# EXERCISE
Transcribe everything in the data word for word. Pictures are left out.

# SOURCE MATERIAL
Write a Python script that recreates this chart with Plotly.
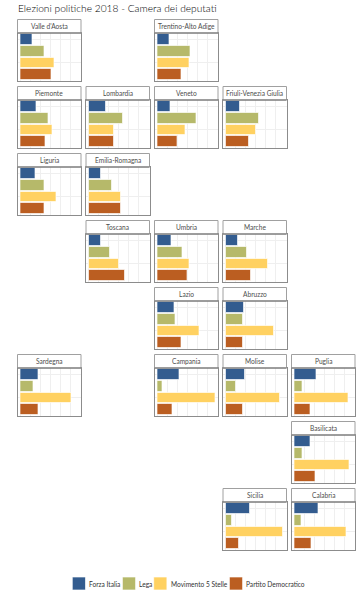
import plotly.graph_objects as go

title = "Elezioni politiche 2018 - Camera dei deputati"
parties = ["Forza Italia", "Lega", "Movimento 5 Stelle", "Partito Democratico"]
colors = ["#335c8f", "#b6b96a", "#ffd161", "#bb5e21"]
regions = ["Valle d'Aosta", "Trentino-Alto Adige", "Piemonte", "Lombardia", "Veneto",
           "Friuli-Venezia Giulia", "Liguria", "Emilia-Romagna", "Toscana", "Umbria",
           "Marche", "Lazio", "Abruzzo", "Sardegna", "Campania", "Molise", "Puglia",
           "Basilicata", "Sicilia", "Calabria"]
rows = [0, 0, 1, 1, 1, 1, 2, 2, 3, 3, 3, 4, 4, 5, 5, 5, 5, 6, 7, 7]
cols = [0, 2, 0, 1, 2, 3, 0, 1, 1, 2, 3, 2, 3, 0, 2, 3, 4, 4, 3, 4]
forza_italia = [10.0, 10.3, 14.0, 14.3, 11.1, 11.7, 13.1, 10.3, 10.5, 11.7, 10.3, 14.8, 15.4, 15.1, 18.8, 16.5, 19.1, 13.7, 20.8, 20.8]
lega = [20.8, 28.0, 23.7, 28.8, 33.3, 28.2, 20.8, 19.7, 18.2, 21.1, 18.0, 15.1, 14.8, 11.4, 4.5, 8.8, 6.8, 6.8, 5.1, 5.7]
m5s = [28.8, 27.1, 27.1, 21.4, 24.2, 25.7, 30.8, 27.4, 25.7, 27.6, 35.7, 35.9, 41.3, 43.6, 49.8, 45.9, 45.9, 47.3, 48.5, 44.5]
pd_ = [26.2, 20.8, 21.1, 21.1, 16.8, 19.7, 20.3, 27.6, 31.0, 25.7, 21.6, 20.5, 14.3, 15.1, 12.8, 14.3, 13.7, 17.7, 11.1, 14.3]
grid_breaks = [0, 8.55, 17.1, 25.65, 34.2, 42.75, 51.3]

W, H = 360, 600
COL_X = [17.5, 86.0, 154.5, 223.0, 291.5]
ROW_Y = [19.5, 86.5, 153.5, 220.5, 287.5, 354.5, 421.5, 488.5]
PW, STRIP, PH = 63.5, 13.5, 47.5
BORDER = "#8c8c8c"

fig = go.Figure()
shapes, annots = [], []
layout = {}
for i, name in enumerate(regions):
    n = "" if i == 0 else str(i + 1)
    x0 = COL_X[cols[i]]
    top = ROW_Y[rows[i]]
    y1 = top + STRIP
    y2 = y1 + PH
    vals = [forza_italia[i], lega[i], m5s[i], pd_[i]]
    fig.add_trace(go.Bar(
        x=vals, y=parties, orientation="h", width=0.89, showlegend=False,
        marker=dict(color=colors, line=dict(color="rgba(255,255,255,0.65)", width=1)),
        xaxis="x" + n, yaxis="y" + n, hovertemplate="%{y}: %{x}<extra>" + name + "</extra>"))
    layout["xaxis" + n] = dict(
        domain=[x0 / W, (x0 + PW) / W], anchor="y" + n, range=[-2.47, 51.87],
        tickmode="array", tickvals=grid_breaks, showticklabels=False, ticks="",
        showgrid=True, gridcolor="#efefef", gridwidth=1, zeroline=False,
        showline=True, mirror=True, linecolor=BORDER, linewidth=1)
    layout["yaxis" + n] = dict(
        domain=[1 - y2 / H, 1 - y1 / H], anchor="x" + n, type="category",
        categoryorder="array", categoryarray=parties, range=[3.5, -0.57],
        showticklabels=False, ticks="", showgrid=True, gridcolor="#efefef",
        gridwidth=1, zeroline=False, showline=True, mirror=True,
        linecolor=BORDER, linewidth=1)
    shapes.append(dict(type="rect", xref="paper", yref="paper", layer="above",
                       x0=x0 / W, x1=(x0 + PW) / W, y0=1 - y1 / H, y1=1 - top / H,
                       fillcolor="white", line=dict(color="#a0a0a0", width=1)))
    shapes.append(dict(type="line", xref="paper", yref="paper", layer="above",
                       x0=x0 / W, x1=(x0 + PW) / W, y0=1 - y1 / H, y1=1 - y1 / H,
                       line=dict(color="#6a6a6a", width=1)))
    annots.append(dict(text=name, xref="paper", yref="paper", showarrow=False,
                       x=(x0 + PW / 2) / W, y=1 - (top + STRIP / 2) / H,
                       xanchor="center", yanchor="middle",
                       font=dict(family="Lato", size=6.6, color="#4d4d4d")))

KEY_X = [72.3, 122.4, 153.7, 229.4]
LABEL_X = [87.6, 137.6, 169.6, 244.6]
KY0, KY1 = 577.0, 590.0
for k, p in enumerate(parties):
    shapes.append(dict(type="rect", xref="paper", yref="paper",
                       x0=KEY_X[k] / W, x1=(KEY_X[k] + 13.2) / W,
                       y0=1 - KY1 / H, y1=1 - KY0 / H, fillcolor=colors[k],
                       line=dict(color="rgba(255,255,255,0.65)", width=1)))
    annots.append(dict(text=p, xref="paper", yref="paper", showarrow=False,
                       x=LABEL_X[k] / W, y=1 - 583.5 / H, xanchor="left", yanchor="middle",
                       xshift=-1,
                       font=dict(family="Lato", size=6.6, color="#333333")))

annots.append(dict(text=title, xref="paper", yref="paper", showarrow=False,
                   x=16.5 / W, y=1 - 8.0 / H, xanchor="left", yanchor="middle", xshift=-1,
                   font=dict(family="Lato", size=10.2, weight=300, color="#000000")))

fig.update_layout(width=W, height=H, margin=dict(l=0, r=0, t=0, b=0, pad=0),
                  paper_bgcolor="white", plot_bgcolor="white", showlegend=False,
                  shapes=shapes, annotations=annots, bargap=0, **layout)
fig.write_html("out.html", config={"displayModeBar": False},
               post_script="document.body.style.margin='0';document.documentElement.style.overflow='hidden';")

# REPLY
Write a Python script that recreates this chart with Plotly.
import plotly.graph_objects as go

title = "Elezioni politiche 2018 - Camera dei deputati"
parties = ["Forza Italia", "Lega", "Movimento 5 Stelle", "Partito Democratico"]
colors = ["#335c8f", "#b6b96a", "#ffd161", "#bb5e21"]
regions = ["Valle d'Aosta", "Trentino-Alto Adige", "Piemonte", "Lombardia", "Veneto",
           "Friuli-Venezia Giulia", "Liguria", "Emilia-Romagna", "Toscana", "Umbria",
           "Marche", "Lazio", "Abruzzo", "Sardegna", "Campania", "Molise", "Puglia",
           "Basilicata", "Sicilia", "Calabria"]
rows = [0, 0, 1, 1, 1, 1, 2, 2, 3, 3, 3, 4, 4, 5, 5, 5, 5, 6, 7, 7]
cols = [0, 2, 0, 1, 2, 3, 0, 1, 1, 2, 3, 2, 3, 0, 2, 3, 4, 4, 3, 4]
forza_italia = [10.0, 10.3, 14.0, 14.3, 11.1, 11.7, 13.1, 10.3, 10.5, 11.7, 10.3, 14.8, 15.4, 15.1, 18.8, 16.5, 19.1, 13.7, 20.8, 20.8]
lega = [20.8, 28.0, 23.7, 28.8, 33.3, 28.2, 20.8, 19.7, 18.2, 21.1, 18.0, 15.1, 14.8, 11.4, 4.5, 8.8, 6.8, 6.8, 5.1, 5.7]
m5s = [28.8, 27.1, 27.1, 21.4, 24.2, 25.7, 30.8, 27.4, 25.7, 27.6, 35.7, 35.9, 41.3, 43.6, 49.8, 45.9, 45.9, 47.3, 48.5, 44.5]
pd_ = [26.2, 20.8, 21.1, 21.1, 16.8, 19.7, 20.3, 27.6, 31.0, 25.7, 21.6, 20.5, 14.3, 15.1, 12.8, 14.3, 13.7, 17.7, 11.1, 14.3]
grid_breaks = [0, 8.55, 17.1, 25.65, 34.2, 42.75, 51.3]

W, H = 360, 600
COL_X = [17.5, 86.0, 154.5, 223.0, 291.5]
ROW_Y = [19.5, 86.5, 153.5, 220.5, 287.5, 354.5, 421.5, 488.5]
PW, STRIP, PH = 63.5, 13.5, 47.5
BORDER = "#8c8c8c"

fig = go.Figure()
shapes, annots = [], []
layout = {}
for i, name in enumerate(regions):
    n = "" if i == 0 else str(i + 1)
    x0 = COL_X[cols[i]]
    top = ROW_Y[rows[i]]
    y1 = top + STRIP
    y2 = y1 + PH
    vals = [forza_italia[i], lega[i], m5s[i], pd_[i]]
    fig.add_trace(go.Bar(
        x=vals, y=parties, orientation="h", width=0.89, showlegend=False,
        marker=dict(color=colors, line=dict(color="rgba(255,255,255,0.65)", width=1)),
        xaxis="x" + n, yaxis="y" + n, hovertemplate="%{y}: %{x}<extra>" + name + "</extra>"))
    layout["xaxis" + n] = dict(
        domain=[x0 / W, (x0 + PW) / W], anchor="y" + n, range=[-2.47, 51.87],
        tickmode="array", tickvals=grid_breaks, showticklabels=False, ticks="",
        showgrid=True, gridcolor="#efefef", gridwidth=1, zeroline=False,
        showline=True, mirror=True, linecolor=BORDER, linewidth=1)
    layout["yaxis" + n] = dict(
        domain=[1 - y2 / H, 1 - y1 / H], anchor="x" + n, type="category",
        categoryorder="array", categoryarray=parties, range=[3.5, -0.57],
        showticklabels=False, ticks="", showgrid=True, gridcolor="#efefef",
        gridwidth=1, zeroline=False, showline=True, mirror=True,
        linecolor=BORDER, linewidth=1)
    shapes.append(dict(type="rect", xref="paper", yref="paper", layer="above",
                       x0=x0 / W, x1=(x0 + PW) / W, y0=1 - y1 / H, y1=1 - top / H,
                       fillcolor="white", line=dict(color="#a0a0a0", width=1)))
    shapes.append(dict(type="line", xref="paper", yref="paper", layer="above",
                       x0=x0 / W, x1=(x0 + PW) / W, y0=1 - y1 / H, y1=1 - y1 / H,
                       line=dict(color="#6a6a6a", width=1)))
    annots.append(dict(text=name, xref="paper", yref="paper", showarrow=False,
                       x=(x0 + PW / 2) / W, y=1 - (top + STRIP / 2) / H,
                       xanchor="center", yanchor="middle",
                       font=dict(family="Lato", size=6.6, color="#4d4d4d")))

KEY_X = [72.3, 122.4, 153.7, 229.4]
LABEL_X = [87.6, 137.6, 169.6, 244.6]
KY0, KY1 = 577.0, 590.0
for k, p in enumerate(parties):
    shapes.append(dict(type="rect", xref="paper", yref="paper",
                       x0=KEY_X[k] / W, x1=(KEY_X[k] + 13.2) / W,
                       y0=1 - KY1 / H, y1=1 - KY0 / H, fillcolor=colors[k],
                       line=dict(color="rgba(255,255,255,0.65)", width=1)))
    annots.append(dict(text=p, xref="paper", yref="paper", showarrow=False,
                       x=LABEL_X[k] / W, y=1 - 583.5 / H, xanchor="left", yanchor="middle",
                       xshift=-1,
                       font=dict(family="Lato", size=6.6, color="#333333")))

annots.append(dict(text=title, xref="paper", yref="paper", showarrow=False,
                   x=16.5 / W, y=1 - 8.0 / H, xanchor="left", yanchor="middle", xshift=-1,
                   font=dict(family="Lato", size=10.2, weight=300, color="#000000")))

fig.update_layout(width=W, height=H, margin=dict(l=0, r=0, t=0, b=0, pad=0),
                  paper_bgcolor="white", plot_bgcolor="white", showlegend=False,
                  shapes=shapes, annotations=annots, bargap=0, **layout)
fig.write_html("out.html", config={"displayModeBar": False},
               post_script="document.body.style.margin='0';document.documentElement.style.overflow='hidden';")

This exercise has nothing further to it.